Tauben sind uns nicht nur nah, sie ähneln uns ganz erstaunlich – und zwar weit mehr als nur in ihrem Balzverhalten

Sie sind überall, wo wir sind. In den Bahnhöfen, auf den Balkonen, auf den Parkwiesen, in den kleinen Spielzeughäuschen der Innenhöfe: Tauben, Tauben, Tauben. Sie sind uns aber nicht nur nah; sie ähneln uns auch ganz erstaunlich und zwar weit mehr als nur in ihrem Balzverhalten, das Anlass gibt, von Turteltauben zu sprechen, wenn zwei von uns für ein Weilchen sichtlich aneinander Gefallen finden.

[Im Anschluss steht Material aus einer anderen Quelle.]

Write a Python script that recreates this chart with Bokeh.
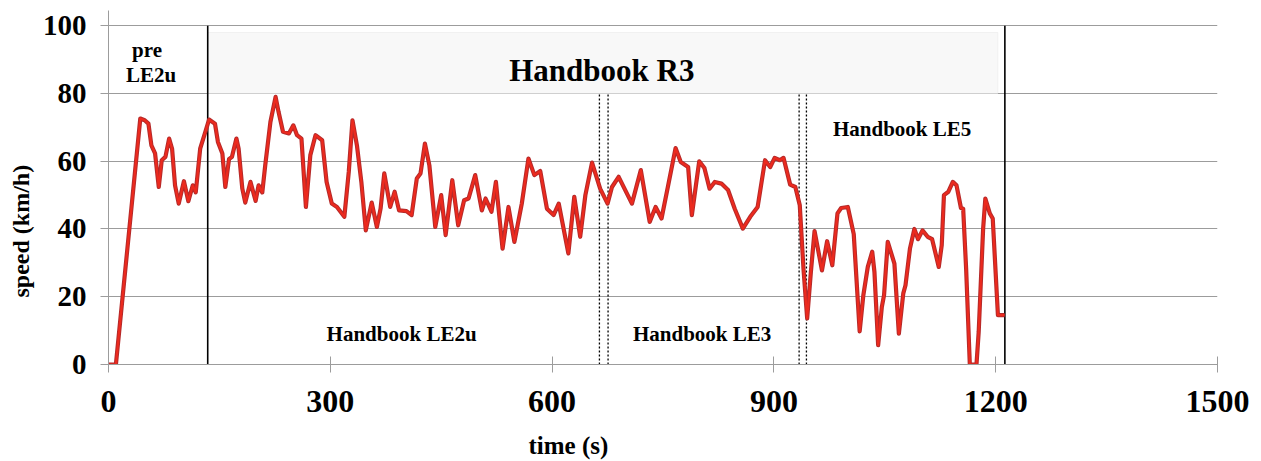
from bokeh.plotting import figure
from bokeh.models import Range1d, FixedTicker, Label, BoxAnnotation, Title
from bokeh.embed import file_html
from bokeh.resources import INLINE

# ---- data ----
time_s = [0, 10, 43, 49, 54, 58, 63, 68, 72, 77, 82, 86, 90, 95, 102, 108, 114, 118, 124, 131,
          136, 144, 148, 154, 158, 163, 167, 173, 176, 181, 185, 192, 199, 203, 208, 212, 219, 226,
          230, 236, 244, 250, 255, 261, 267, 273, 280, 289, 295, 302, 309, 319, 325, 330, 336, 342,
          348, 356, 363, 368, 373, 381, 387, 393, 403, 410, 417, 422, 428, 434, 442, 450, 456, 465,
          473, 481, 487, 496, 505, 510, 518, 524, 533, 541, 549, 559, 568, 576, 584, 593, 602, 609,
          622, 630, 638, 645, 654, 665, 675, 681, 690, 708, 720, 732, 740, 748, 757, 767, 774, 784,
          789, 799, 806, 813, 820, 829, 838, 847, 858, 868, 878, 888, 895, 901, 908, 913, 922, 929,
          935, 940, 945, 950, 955, 965, 972, 979, 986, 991, 1000, 1008, 1016, 1021, 1027, 1033, 1036,
          1041, 1046, 1049, 1054, 1063, 1069, 1075, 1078, 1084, 1090, 1095, 1101, 1108, 1114, 1123,
          1127, 1130, 1136, 1142, 1147, 1153, 1156, 1160, 1165, 1174, 1177, 1183, 1186, 1192, 1196,
          1203, 1212]
speed_kmh = [0, 0, 72.6, 72.1, 71.1, 64.7, 62.3, 52.4, 60.3, 61.3, 66.7, 63.7, 52.9, 47.5, 54.1, 48.2,
             52.9, 50.8, 63.7, 68.7, 72.3, 71.1, 65.7, 62.3, 52.4, 60.6, 61.3, 66.7, 63.7, 51.9, 47.8,
             53.9, 48.3, 52.9, 50.8, 58.8, 71.6, 79.0, 74.6, 68.7, 68.2, 70.6, 67.7, 66.7, 46.5, 61.8,
             67.7, 66.2, 53.9, 47.5, 46.5, 43.6, 56.9, 72.1, 64.7, 53.9, 39.6, 47.8, 40.6, 46.0, 56.4,
             46.5, 51.0, 45.5, 45.3, 44.1, 54.9, 56.4, 65.2, 58.8, 40.6, 50.0, 38.2, 54.4, 41.1, 48.5,
             49.0, 55.9, 45.5, 49.0, 45.1, 53.9, 34.2, 46.5, 36.2, 47.5, 60.8, 55.9, 57.1, 46.0, 44.1,
             47.5, 32.8, 49.5, 37.7, 50.0, 59.6, 51.9, 47.5, 52.4, 55.4, 47.5, 57.4, 42.1, 46.5, 43.1,
             52.9, 63.9, 59.8, 58.3, 44.1, 60.0, 58.0, 51.9, 53.9, 53.4, 51.5, 46.0, 40.1, 43.6, 46.5,
             60.3, 58.3, 61.0, 60.3, 61.0, 53.1, 52.4, 47.0, 28.3, 13.6, 27.3, 39.4, 27.8, 36.4, 29.3,
             44.6, 46.2, 46.5, 38.5, 9.8, 20.5, 28.8, 33.3, 27.3, 5.7, 17.0, 20.5, 36.2, 29.8, 9.1,
             21.0, 23.4, 34.2, 40.0, 37.0, 39.6, 37.7, 37.0, 28.8, 35.2, 50.0, 51.0, 53.9, 52.9, 46.2,
             46.0, 28.3, 0, 0, 9.6, 40.1, 49.0, 44.6, 43.1, 14.6, 14.6]

x_ticks = [0, 300, 600, 900, 1200, 1500]
y_ticks = [0, 20, 40, 60, 80, 100]

solid_bounds = [134.2, 1212.4]            # start / end of Handbook R3
dotted_bounds = [664, 675.7, 934.1, 944]  # phase transitions
r3_box = dict(left=134.2, right=1203, bottom=80, top=98)

FONT = "Liberation Serif"

p = figure(width=1261, height=461, output_backend="svg", toolbar_location=None,
           x_range=Range1d(0, 1500), y_range=Range1d(0, 104.5),
           min_border_left=108, min_border_right=44, min_border_top=10, min_border_bottom=97)
p.outline_line_color = None
p.background_fill_color = "white"
p.border_fill_color = "white"

# grid
p.xgrid.visible = False
p.ygrid.ticker = FixedTicker(ticks=y_ticks)
p.ygrid.grid_line_color = "#9c9c9c"
p.ygrid.grid_line_width = 1

# axes
for ax, ticks, fs in ((p.xaxis[0], x_ticks, "32px"), (p.yaxis[0], y_ticks, "29px")):
    ax.ticker = FixedTicker(ticks=ticks, minor_ticks=[])
    ax.axis_line_color = "#9c9c9c"
    ax.major_tick_line_color = "#9c9c9c"
    ax.major_tick_in = 8
    ax.major_tick_out = 8
    ax.minor_tick_line_color = None
    ax.major_label_text_font = FONT
    ax.major_label_text_font_style = "bold"
    ax.major_label_text_font_size = fs
    ax.major_label_text_color = "black"
p.xaxis.major_label_standoff = 18
p.yaxis.major_label_standoff = 14
# blank spacer below the x tick labels, pushes the time title down
p.xaxis.axis_label = " "
p.xaxis.axis_label_text_font_size = "9px"
p.xaxis.axis_label_standoff = 1

# axis titles as side titles (so they can be placed off-centre like the reference)
p.add_layout(Title(text="speed (km/h)", align="left", offset=67, text_font=FONT,
                   text_font_style="bold", text_font_size="24px", text_color="black",
                   standoff=11), "left")
p.add_layout(Title(text="time (s)", align="left", offset=420, text_font=FONT,
                   text_font_style="bold", text_font_size="25px", text_color="black",
                   standoff=2), "below")

# Handbook R3 box
p.add_layout(BoxAnnotation(left=r3_box["left"], right=r3_box["right"],
                           bottom=r3_box["bottom"], top=r3_box["top"],
                           fill_color="#f8f8f8", fill_alpha=1.0,
                           line_color="#dcdcdc", line_width=1, level="underlay"))

# phase boundaries
p.segment(x0=solid_bounds, x1=solid_bounds, y0=[0] * len(solid_bounds), y1=[100] * len(solid_bounds),
          line_color="black", line_width=1.6)
p.segment(x0=dotted_bounds, x1=dotted_bounds, y0=[0] * len(dotted_bounds), y1=[80] * len(dotted_bounds),
          line_color="black", line_width=1.3, line_dash="2 2")

# speed trace
p.line(time_s, speed_kmh, line_color="#b52a2a", line_width=4.2, line_join="round")
p.line(time_s, speed_kmh, line_color="#ec2a1e", line_width=2.2, line_join="round")

def lab(text, x, y, size):
    p.add_layout(Label(x=x, y=y, text=text, text_font=FONT, text_font_style="bold",
                       text_font_size=size, text_align="center", text_baseline="alphabetic",
                       text_color="black"))

lab("pre", 52.1, 92.8, "21px")
lab("LE2u", 57.5, 85.4, "21px")
lab("Handbook R3", 667.2, 86.9, "31px")
lab("Handbook LE5", 1073.4, 69.4, "21px")
lab("Handbook LE2u", 396.4, 8.95, "21px")
lab("Handbook LE3", 802.9, 8.95, "21px")

open("out.html", "w").write(file_html(p, INLINE))
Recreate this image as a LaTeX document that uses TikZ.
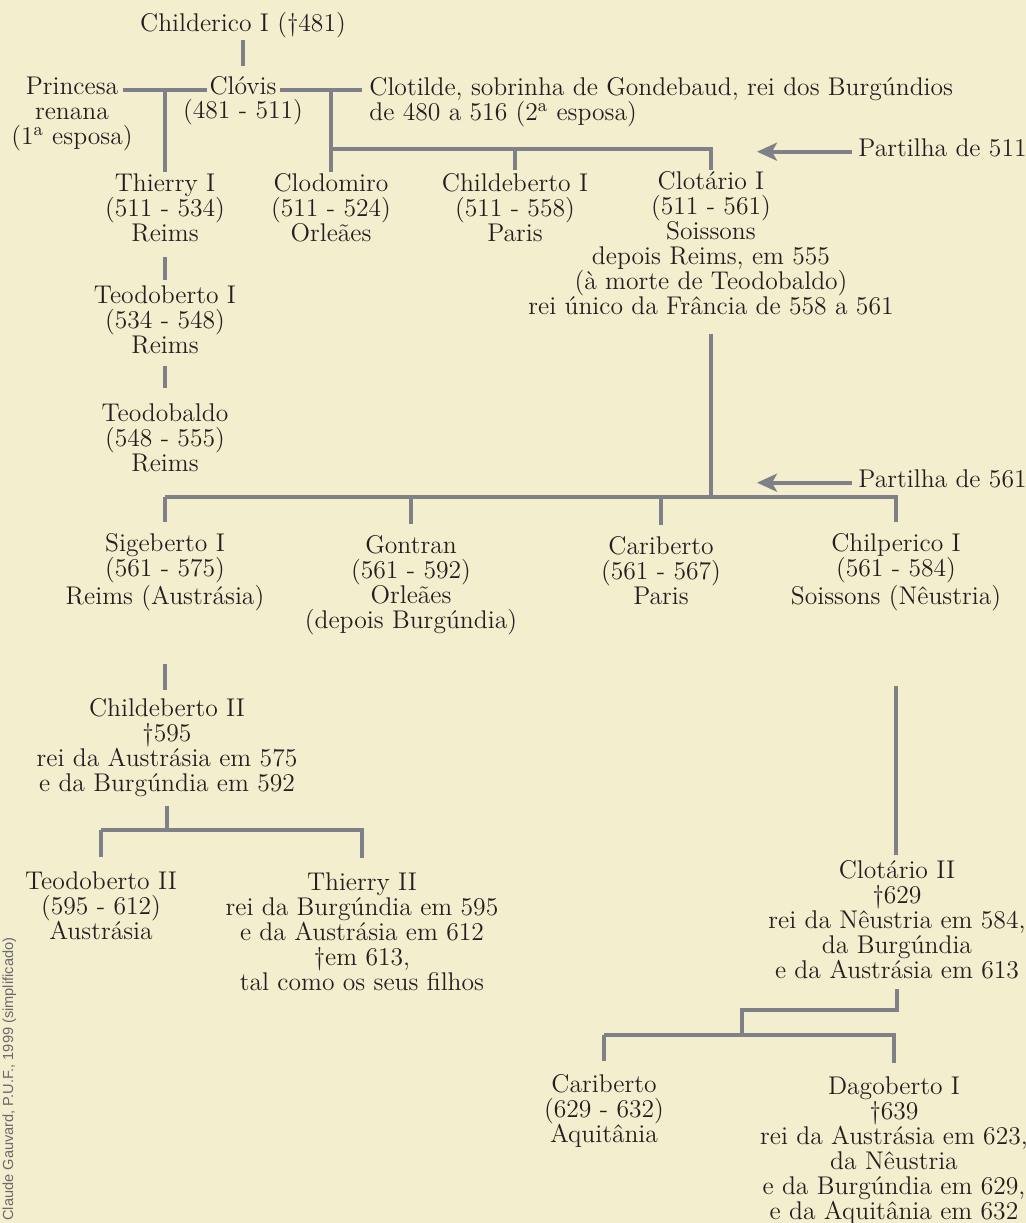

Zuerst schien mir, ich müsse mich verhört haben. Aber dann tat es die Taube noch einmal. Sie nieste. Hatschi. Genau so: Hatschi. Ein drittes Mal. Wobei sie immer leicht den Kopf schwenkte und das Kinn, oder wie das bei ihr heißen mag, ruckartig zum Kropf hin senkte. Natürlich klappten dabei auch ihre Augenlider zu, und es wäre mir nicht weiter wunderlich erschienen, wenn eine zweite Taube ihr Gesundheit zugeschnabelt hätte.

Das ist nur die Spitze dessen, was augenfällig ist. Auch wir hinterlassen überall unseren Mist. Auch wir plustern uns immerzu auf. Und was gliche dem ständig stumpfen Gegurr der Taube denn mehr als unser monotones Tagwerk?

Wer diese Litanei mit all ihren Zwischentönen des Leids und der Langeweile vernimmt, möchte das Fenster aufreißen und sich hinausstürzen – den Umstand nutzend, dass es noch einen minimalen Unterschied gibt, zwischen den Ratten der Lüfte und den Tauben der Erde.